How do preachers elicit this coherence when they use humor in their messages? One way is to clarify the meaning of the humorous story with a pointed statement. This statement can be declarative or interrogative, i.e., a strong pronouncement or a probing question. The statement should follow “right on the heels” of the funny story, and it should be every bit as well-timed as the story itself.
Another method the preacher can use is to employ “bookend” statements, just before and just after the joke or story. The statements are similar — perhaps even identical. Seasoned preachers know how vital those transitional sentences are between points. Transitionals before and after a humorous piece are even more important for weaving the humor into the sermon’s point.
Don’t Overdo It
Perhaps this caution is so obvious that it needs no mention.
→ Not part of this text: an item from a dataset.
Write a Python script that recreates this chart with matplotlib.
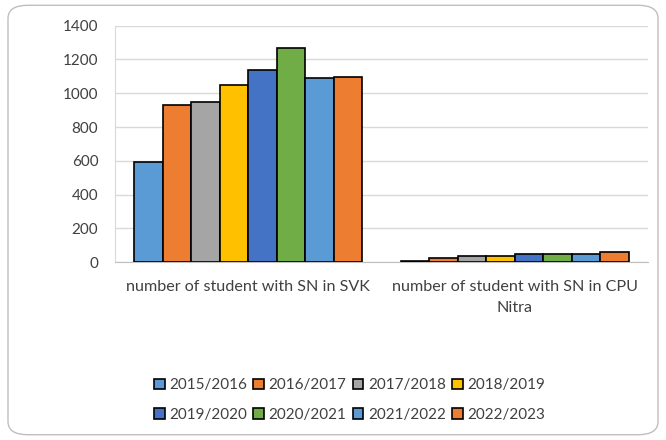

Then again, perhaps not. I remember attending worship at a state conference for high school and college students. After some inspirational music, drama, and prayer, a preacher in his late-thirties stepped up to deliver his “message.” What we heard was 25 minutes of attempted comedic monologue followed by a ten-minute “tacked-on” sermon. While I am in full support of using humor when preaching to a predominantly young congregation, this was a little much. The preacher’s performance seemed to follow that standard formula of sit-coms you see on T.V. — a bunch of funny interplay that leads to a little moral or truth at the close of the show.
At a luncheon following the service, I asked a college student what she had gotten out of the preacher’s message. Her answer has stuck with me: “I do not like him or his message, because they were one and the same. They were both saying ‘Please like me.'”
Most of us would never go to the extreme that the above preacher did in overkilling a Gospel message with humor. Nevertheless, there are plenty of us who have struggled with that “humorist” who lives inside of us. For most of us, this is a good struggle. Unfortunately, some of us do not struggle with it enough. We hear from laypersons about former pastors whom they appreciate because of their sense of humor in and out of the pulpit. On occasion, however, we hear them tell of one pastor who seemed to “overdo it a little.” This preacher would be a little too silly or be a bit too inappropriate in dispensing humor.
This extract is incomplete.